Esperamos dias em que não celebraremos mais "primeiras" mulheres, porque será comum elas estarem onde quiserem, mas, até lá, faremos alarde por cada novo espaço conquistado
Em mais de 130 anos de governos republicanos no Ceará, só agora, 2 de abril de 2022, uma mulher tem seu retrato no panteão de chefes do Executivo cearense: Maria Izolda Cela de Arruda Coelho, de 61 anos. Quantas gerações de mulheres no Estado viveram e morreram sem ter a chance de se verem representadas nesse cargo?
Izolda chega a ele no segundo mandato como vice-governadora de uma gestão com boa aprovação no Estado, atuando em áreas estratégicas, ao longo dos últimos sete anos, como a segurança e, principal e especialmente, a educação. A nova governadora do Ceará é uma mulher que fala com uma categoria historicamente reconhecida sob domínio delas: a do ensino.
O papel de educadora se estendeu como professora, como mãe, como avó, como secretária da Educação, como vice-governadora e, agora, como governadora. Ser e fazer mudança na política é também uma forma de educação. É um caminho ao longo do qual se ensina sobre respeito, sobre igualdade de direitos e sobre confiança.
Na política, temos baixos índices de representatividade, a única presidente eleita, Dilma Rousseff (PT), sofreu um impeachment num cenário político caótico, dominado por homens. Apenas 13 estados registram mulheres governadoras em sua história. A capital cearense, Fortaleza, teve, até hoje, apenas duas prefeitas: Maria Luiza Fontenele e Luizianne Lins. Tivemos duas senadoras em mais de um século no Ceará. Temos 16 câmaras municipais sem nenhuma mulher eleita no Ceará. Dos 184 municípios, só 30 são geridos por mulheres.
A maioria das mulheres memoráveis que foram pioneiras no Executivo, no Legislativo e no Judiciário cearense não tiveram a oportunidade de ter a convicção da legitimidade do espaço que ocupavam, independentemente da importância do caminhos que abriam, da audácia que demonstravam.
Elas foram constantemente diminuídas, ignoradas e, em alguns casos, quase excluídas da história política. Muitas ainda são, e não só na política, mas principalmente nela.

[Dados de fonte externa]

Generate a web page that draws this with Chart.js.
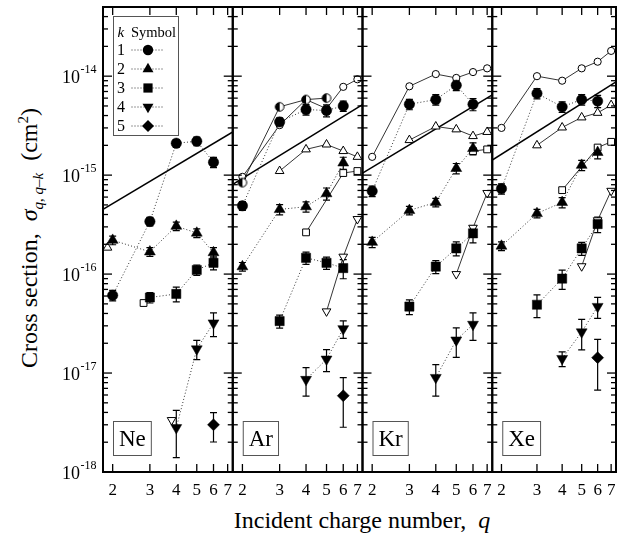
<!DOCTYPE html>
<html lang="en">
<head>
<meta charset="UTF-8">
<title>Cross sections</title>
<script src="https://cdn.jsdelivr.net/npm/chart.js"></script>
<style>
  body { margin: 0; background: #fff; }
  #wrap { position: relative; width: 623px; height: 537px; font-family: "Liberation Serif", "Times New Roman", "DejaVu Serif", serif; color: #000; overflow: hidden; }
  #wrap canvas { position: absolute; left: 0; top: 0; }
  .ytitle { position: absolute; left: 31px; top: 238px; transform: translate(-50%, -50%) rotate(-90deg); font-size: 24px; white-space: nowrap; }
  .xtitle { position: absolute; left: 362px; top: 520px; transform: translate(-50%, -50%); font-size: 24px; white-space: nowrap; }
  sub, sup { font-size: 15px; }
</style>
</head>
<body>
<div id="wrap">
  <div class="ytitle">Cross section,&nbsp; <i>σ</i><sub><i>q</i>, <i>q</i>–<i>k</i></sub>&nbsp; (cm<sup>2</sup>)</div>
  <div class="xtitle">Incident charge number,&nbsp; <i>q</i></div>
</div>
<script>
const qTicks = [2, 3, 4, 5, 6, 7];
const yDecades = [-18, -17, -16, -15, -14];
const panelNames = ['Ne', 'Ar', 'Kr', 'Xe'];
const legendK = [1, 2, 3, 4, 5];

// measured: [q, sigma (cm^2), error %]
const neK1 = [[2, 6.1e-17, 12], [3, 3.4e-16, 10], [4, 2.1e-15, 9], [5, 2.2e-15, 10], [6, 1.35e-15, 12]];
const neK2 = [[2, 2.2e-16, 10], [3, 1.68e-16, 10], [4, 3.05e-16, 10], [5, 2.6e-16, 10], [6, 1.65e-16, 12]];
const neK3 = [[3, 5.8e-17, 12], [4, 6.3e-17, 17], [5, 1.1e-16, 12], [6, 1.3e-16, 15]];
const neK4 = [[4, 2.8e-18, 50], [5, 1.75e-17, 22], [6, 3.2e-17, 27]];
const neK5 = [[6, 3.0e-18, 33]];

const arK1 = [[2, 4.9e-16, 10], [3, 3.45e-15, 10], [4, 4.6e-15, 12], [5, 4.5e-15, 14], [6, 5.0e-15, 12]];
const arK2 = [[2, 1.19e-16, 10], [3, 4.5e-16, 12], [4, 4.8e-16, 12], [5, 6.5e-16, 14], [6, 1.33e-15, 14]];
const arK3 = [[3, 3.35e-17, 15], [4, 1.46e-16, 14], [5, 1.3e-16, 14], [6, 1.15e-16, 22]];
const arK4 = [[4, 8.6e-18, 32], [5, 1.38e-17, 25], [6, 2.8e-17, 20]];
const arK5 = [[6, 5.9e-18, 52]];

const krK1 = [[2, 6.9e-16, 12], [3, 5.2e-15, 12], [4, 5.8e-15, 12], [5, 8.1e-15, 12], [6, 5.2e-15, 14]];
const krK2 = [[2, 2.1e-16, 12], [3, 4.4e-16, 10], [4, 5.3e-16, 10], [5, 1.17e-15, 12], [6, 1.86e-15, 14]];
const krK3 = [[3, 4.7e-17, 17], [4, 1.19e-16, 15], [5, 1.82e-16, 16], [6, 2.58e-16, 20]];
const krK4 = [[4, 9.0e-18, 35], [5, 2.15e-17, 33], [6, 3.1e-17, 31]];
const krK5 = [];

const xeK1 = [[2, 7.3e-16, 12], [3, 6.7e-15, 12], [4, 4.9e-15, 12], [5, 5.8e-15, 12], [6, 5.6e-15, 14]];
const xeK2 = [[2, 1.92e-16, 10], [3, 4.1e-16, 10], [4, 5.3e-16, 12], [5, 1.26e-15, 12], [6, 1.7e-15, 14]];
const xeK3 = [[3, 4.9e-17, 26], [4, 9.0e-17, 22], [5, 1.82e-16, 15], [6, 3.2e-16, 18]];
const xeK4 = [[4, 1.4e-17, 17], [5, 2.6e-17, 34], [6, 4.7e-17, 24]];
const xeK5 = [[6, 1.43e-17, 53]];

// calculated: [q, sigma (cm^2)]
const neCalcK2 = [[1.89, 1.85e-16]];
const neCalcK3 = [[2.8, 5.1e-17]];
const neCalcK4 = [[3.8, 3.35e-18]];

const arHalfK1 = [[2, 8.4e-16], [3, 4.9e-15], [4, 5.8e-15], [5, 6.0e-15]];
const arCalcK1 = [[2, 9.6e-16], [3, 3.2e-15], [4, 5.8e-15], [5, 4.7e-15], [6, 7.8e-15], [7, 9.3e-15]];
const arCalcK2 = [[3, 1.1e-15], [4, 1.82e-15], [5, 2.04e-15], [6, 1.75e-15], [7, 1.53e-15]];
const arCalcK3 = [[4, 2.64e-16], [6, 1.05e-15], [7, 1.1e-15]];
const arCalcK4 = [[5, 4.2e-17], [6, 1.5e-16], [7, 3.6e-16]];

const krCalcK1 = [[2, 1.53e-15], [3, 7.9e-15], [4, 1.05e-14], [5, 9.6e-15], [6, 1.1e-14], [7, 1.2e-14]];
const krCalcK2 = [[3, 2.26e-15], [4, 3.1e-15], [5, 2.9e-15], [6, 2.48e-15], [7, 2.73e-15]];
const krCalcK3 = [[6, 1.75e-15], [7, 1.82e-15]];
const krCalcK4 = [[5, 1.0e-16], [6, 2.94e-16], [7, 6.6e-16]];

const xeCalcK1 = [[2, 3.0e-15], [3, 1.0e-14], [4, 9.0e-15], [5, 1.2e-14], [6, 1.4e-14], [7, 1.8e-14]];
const xeCalcK2 = [[3, 2.0e-15], [4, 3.03e-15], [5, 3.83e-15], [6, 4.26e-15], [7, 5.1e-15]];
const xeCalcK3 = [[4, 7.05e-16], [6, 1.9e-15], [7, 2.17e-15]];
const xeCalcK4 = [[5, 1.2e-16], [6, 3.5e-16], [7, 6.94e-16]];

// straight scaling line, ends at the panel edges
const neFit = [[1.8, 4.5e-16], [7.4, 2.73e-15]];
const arFit = [[1.8, 8.05e-16], [7.4, 5.16e-15]];
const krFit = [[1.8, 1.05e-15], [7.4, 6.47e-15]];
const xeFit = [[1.8, 1.42e-15], [7.4, 8.77e-15]];

const panels = [
  { meas: [neK1, neK2, neK3, neK4, neK5], calc: [[], neCalcK2, neCalcK3, neCalcK4], half: [], fit: neFit },
  { meas: [arK1, arK2, arK3, arK4, arK5], calc: [arCalcK1, arCalcK2, arCalcK3, arCalcK4], half: arHalfK1, fit: arFit },
  { meas: [krK1, krK2, krK3, krK4, krK5], calc: [krCalcK1, krCalcK2, krCalcK3, krCalcK4], half: [], fit: krFit },
  { meas: [xeK1, xeK2, xeK3, xeK4, xeK5], calc: [xeCalcK1, xeCalcK2, xeCalcK3, xeCalcK4], half: [], fit: xeFit }
];

// symbol for each k: filled size, open size
const kStyle = [
  { s: 'circle', r: 5.2, rot: 0, ro: 3.6 },
  { s: 'triangle', r: 6.3, rot: 0, ro: 5 },
  { s: 'rect', r: 6.5, rot: 0, ro: 4.8 },
  { s: 'triangle', r: 6.3, rot: 180, ro: 5 },
  { s: 'rectRot', r: 6, rot: 0, ro: 4 }
];

const W = 623, H = 537;
const plotLeft = 103, plotTop = 7, plotBottom = 472, panelW = 129.75;
const FONT = '"Liberation Serif", "Times New Roman", "DejaVu Serif", serif';

function halfCircle(r) {
  const c = document.createElement('canvas');
  const s = Math.ceil(2 * r + 3);
  c.width = s; c.height = s;
  const g = c.getContext('2d');
  g.beginPath(); g.arc(s / 2, s / 2, r, 0, 2 * Math.PI); g.fillStyle = '#fff'; g.fill();
  g.beginPath(); g.arc(s / 2, s / 2, r, Math.PI / 2, 3 * Math.PI / 2); g.closePath(); g.fillStyle = '#000'; g.fill();
  g.beginPath(); g.arc(s / 2, s / 2, r, 0, 2 * Math.PI); g.lineWidth = 1; g.strokeStyle = '#000'; g.stroke();
  return c;
}

function drawSym(ctx, st, x, y) {
  const r = st.r;
  ctx.beginPath();
  if (st.s === 'circle') {
    ctx.arc(x, y, r, 0, 2 * Math.PI);
  } else if (st.s === 'triangle') {
    const sgn = st.rot ? -1 : 1;
    for (let j = 0; j < 3; j++) {
      const a = j * 2 * Math.PI / 3;
      const px = x + Math.sin(a) * r, py = y - sgn * Math.cos(a) * r;
      j ? ctx.lineTo(px, py) : ctx.moveTo(px, py);
    }
    ctx.closePath();
  } else if (st.s === 'rect') {
    const h = r * Math.SQRT1_2;
    ctx.rect(x - h, y - h, 2 * h, 2 * h);
  } else {
    ctx.moveTo(x, y - r); ctx.lineTo(x + r, y); ctx.lineTo(x, y + r); ctx.lineTo(x - r, y); ctx.closePath();
  }
  ctx.fill();
}

const errorBars = {
  id: 'errorBars',
  beforeDatasetsDraw(chart) {
    const ctx = chart.ctx, ys = chart.scales.y;
    ctx.save();
    ctx.strokeStyle = '#000';
    ctx.lineWidth = 1.2;
    chart.data.datasets.forEach((ds, di) => {
      const meta = chart.getDatasetMeta(di);
      ds.data.forEach((p, j) => {
        if (!p.e) return;
        const px = meta.data[j].x;
        const top = ys.getPixelForValue(p.y * (1 + p.e / 100));
        const bot = ys.getPixelForValue(p.y * (1 - p.e / 100));
        ctx.beginPath();
        ctx.moveTo(px, top); ctx.lineTo(px, bot);
        ctx.moveTo(px - 3.5, top); ctx.lineTo(px + 3.5, top);
        ctx.moveTo(px - 3.5, bot); ctx.lineTo(px + 3.5, bot);
        ctx.stroke();
      });
    });
    ctx.restore();
  }
};

const frame = {
  id: 'frame',
  afterDraw(chart, args, opts) {
    const { ctx, chartArea: a } = chart;
    const xs = chart.scales.x, ys = chart.scales.y;
    const seg = (x1, y1, x2, y2) => { ctx.beginPath(); ctx.moveTo(x1, y1); ctx.lineTo(x2, y2); ctx.stroke(); };
    ctx.save();
    ctx.strokeStyle = '#000';
    ctx.fillStyle = '#000';
    ctx.lineWidth = 1.3;
    yDecades.forEach(d => {
      for (let m = 1; m <= 9; m++) {
        const v = m * Math.pow(10, d);
        if (v > ys.max * 1.0001) continue;
        const py = ys.getPixelForValue(v);
        const len = m === 1 ? 9 : 5;
        seg(a.left, py, a.left + len, py);
        seg(a.right - len, py, a.right, py);
      }
    });
    qTicks.forEach(q => {
      const px = xs.getPixelForValue(q);
      seg(px, a.bottom, px, a.bottom - 8);
      seg(px, a.top, px, a.top + 8);
    });
    ctx.lineWidth = 2;
    ctx.strokeRect(a.left, a.top, a.right - a.left, a.bottom - a.top);

    ctx.textBaseline = 'middle';
    ctx.textAlign = 'center';
    ctx.font = '17px ' + FONT;
    qTicks.forEach(q => ctx.fillText(String(q), xs.getPixelForValue(q), 491));

    // element label box
    ctx.font = '23px ' + FONT;
    const tw = ctx.measureText(opts.name).width;
    const bx = a.left + 10.5, by = 421.5, bw = tw + 11, bh = 34;
    ctx.lineWidth = 1;
    ctx.strokeStyle = '#555';
    ctx.strokeRect(bx, by, bw, bh);
    ctx.fillText(opts.name, bx + bw / 2, by + bh / 2 + 1);

    if (opts.first) {
      yDecades.forEach(d => {
        const py = ys.getPixelForValue(Math.pow(10, d));
        ctx.textAlign = 'right';
        ctx.font = '18px ' + FONT;
        ctx.fillText('10', 80, py + 2.5);
        ctx.textAlign = 'left';
        ctx.font = '12px ' + FONT;
        ctx.fillText(String(d), 80.5, py - 6);
      });
      // k / symbol key
      ctx.strokeStyle = '#555';
      ctx.lineWidth = 1;
      ctx.strokeRect(113.5, 16.5, 65, 119);
      ctx.textAlign = 'left';
      ctx.font = 'italic 15px ' + FONT;
      ctx.fillText('k', 117.5, 33);
      ctx.font = '14.5px ' + FONT;
      ctx.fillText('Symbol', 131, 33);
      legendK.forEach((k, i) => {
        const ly = 50 + i * 19;
        ctx.textAlign = 'center';
        ctx.font = '16px ' + FONT;
        ctx.fillText(String(k), 121, ly + 1);
        ctx.strokeStyle = '#333';
        ctx.setLineDash([1, 2]);
        seg(131.5, ly, 164, ly);
        ctx.setLineDash([]);
        drawSym(ctx, kStyle[i], 148, ly);
      });
    }
    ctx.restore();
  }
};

const pts = arr => arr.map(([q, s, e]) => ({ x: q, y: s, e: e }));
const half = halfCircle(4.3);

function buildDatasets(p) {
  const sets = [];
  p.meas.forEach((arr, i) => {
    const st = kStyle[i];
    sets.push({
      data: pts(arr),
      borderColor: '#333', borderWidth: 1, borderDash: [1, 2.2],
      pointStyle: st.s, pointRotation: st.rot, pointRadius: st.r,
      pointBackgroundColor: '#000', pointBorderColor: '#000', pointBorderWidth: 0.5
    });
  });
  p.calc.forEach((arr, i) => {
    const st = kStyle[i];
    sets.push({
      data: pts(arr),
      borderColor: '#000', borderWidth: 0.8,
      pointStyle: st.s, pointRotation: st.rot, pointRadius: st.ro,
      pointBackgroundColor: '#fff', pointBorderColor: '#000', pointBorderWidth: 1
    });
  });
  if (p.half.length) {
    sets.unshift({
      data: pts(p.half),
      borderColor: '#000', borderWidth: 0.8,
      pointStyle: half, pointRadius: 4.3
    });
  }
  sets.push({
    data: pts(p.fit),
    borderColor: '#000', borderWidth: 1.5, pointRadius: 0
  });
  return sets;
}

const wrap = document.getElementById('wrap');
panels.forEach((p, i) => {
  const cv = document.createElement('canvas');
  cv.width = W; cv.height = H;
  wrap.appendChild(cv);
  const left = plotLeft + i * panelW;
  new Chart(cv, {
    type: 'line',
    data: { datasets: buildDatasets(p) },
    options: {
      responsive: false,
      animation: false,
      events: [],
      layout: { padding: { left: left, right: W - (left + panelW), top: plotTop, bottom: H - plotBottom } },
      scales: {
        x: { type: 'logarithmic', min: 1.8, max: 7.4, display: false },
        y: { type: 'logarithmic', min: 1e-18, max: 5e-14, display: false }
      },
      elements: { line: { tension: 0, fill: false } },
      plugins: {
        legend: { display: false },
        tooltip: { enabled: false },
        frame: { name: panelNames[i], first: i === 0 }
      }
    },
    plugins: [errorBars, frame]
  });
});
</script>
</body>
</html>
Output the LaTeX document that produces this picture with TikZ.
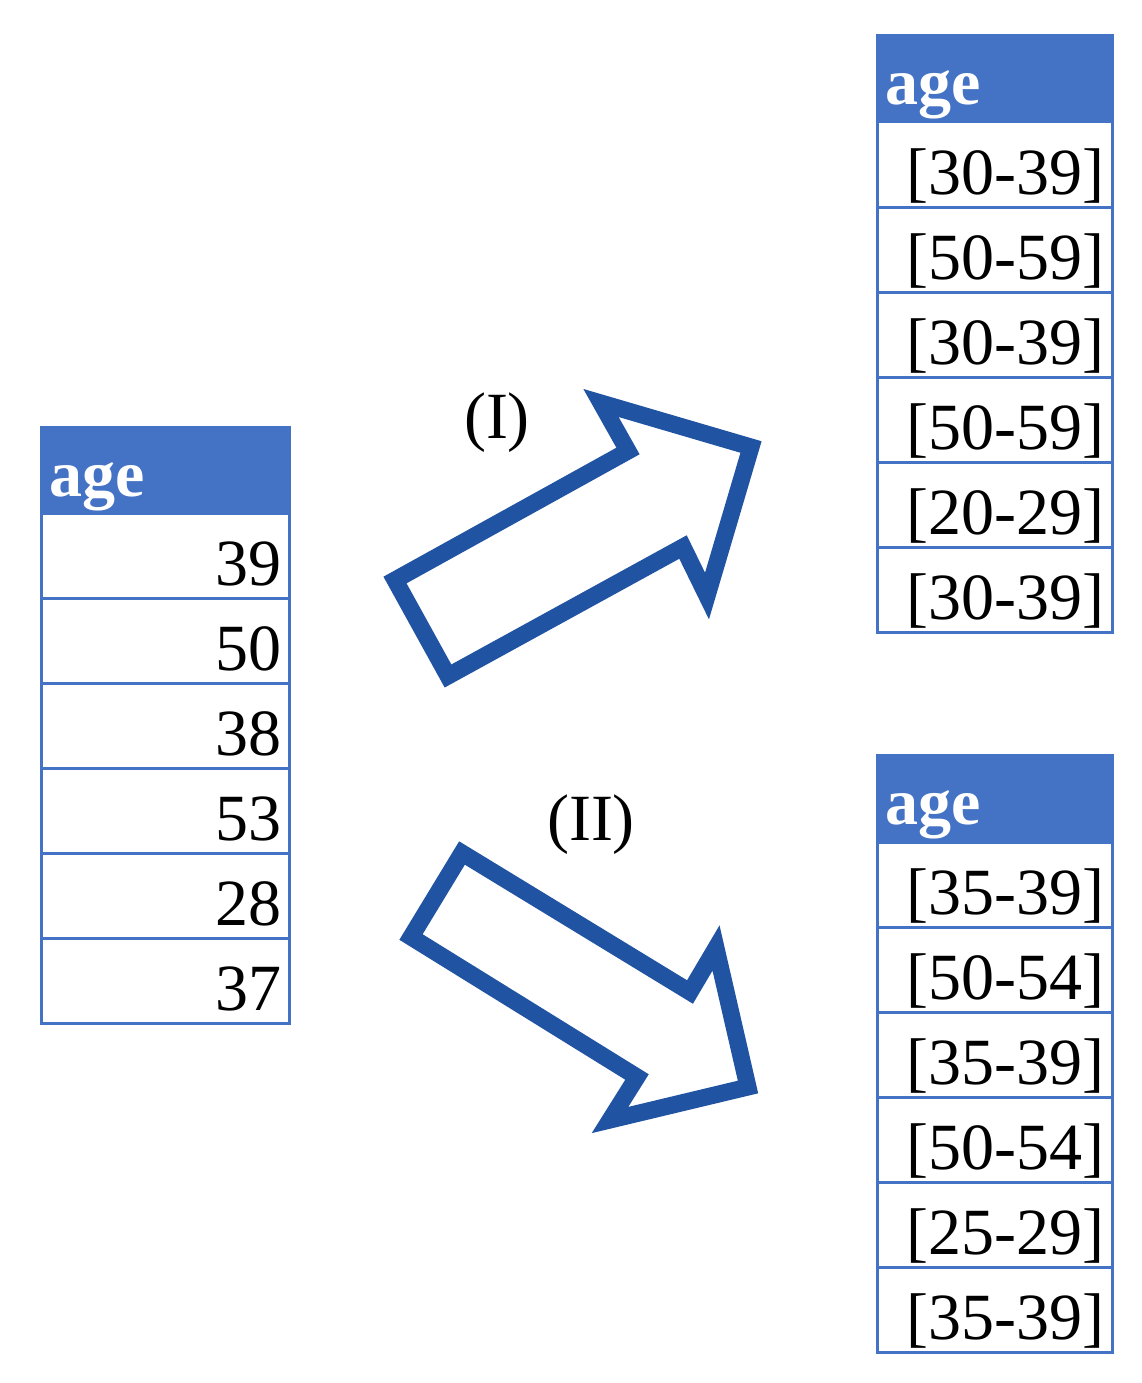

Essa confiança que uma professora, que uma mulher governadora inspira não é algo que as mulheres têm a chance de experimentar com frequência. Como poderíamos? Vivemos num país com altos índices de feminicídio, de abusos sexuais, de falta de acesso das mulheres a direitos básicos, como saúde, segurança e educação, principalmente quando se trata de uma mulher pobre e negra.
Uma mulher governadora mostra às meninas de hoje que, sim, há obstáculos que terão de enfrentar, como também que esses empecilhos não são insuperáveis. É possível não só encontrar um jeito de vencê-los como também de removê-los para aquelas que virão depois.
Que a primeira chefe do Executivo inspire as crianças, as adolescentes, as jovens, as adultas, as idosas, a lembrar, todos os dias, que temos o direito de ocupar o espaço que quisermos e sermos felizes com aquilos que escolher ser e fazer.
Nessas primeiras horas com Izolda governadora do Ceará, ainda sem entrarmos na seara das cobranças das promessas de governo (faz parte), tudo o que podemos sentir é esperança e entusiasmo pelo Ceará que pode continuar sendo construído para mulheres e por mulheres. Um Ceará onde gênero não defina o tamanho dos seus sonhos nem até onde você pode ir.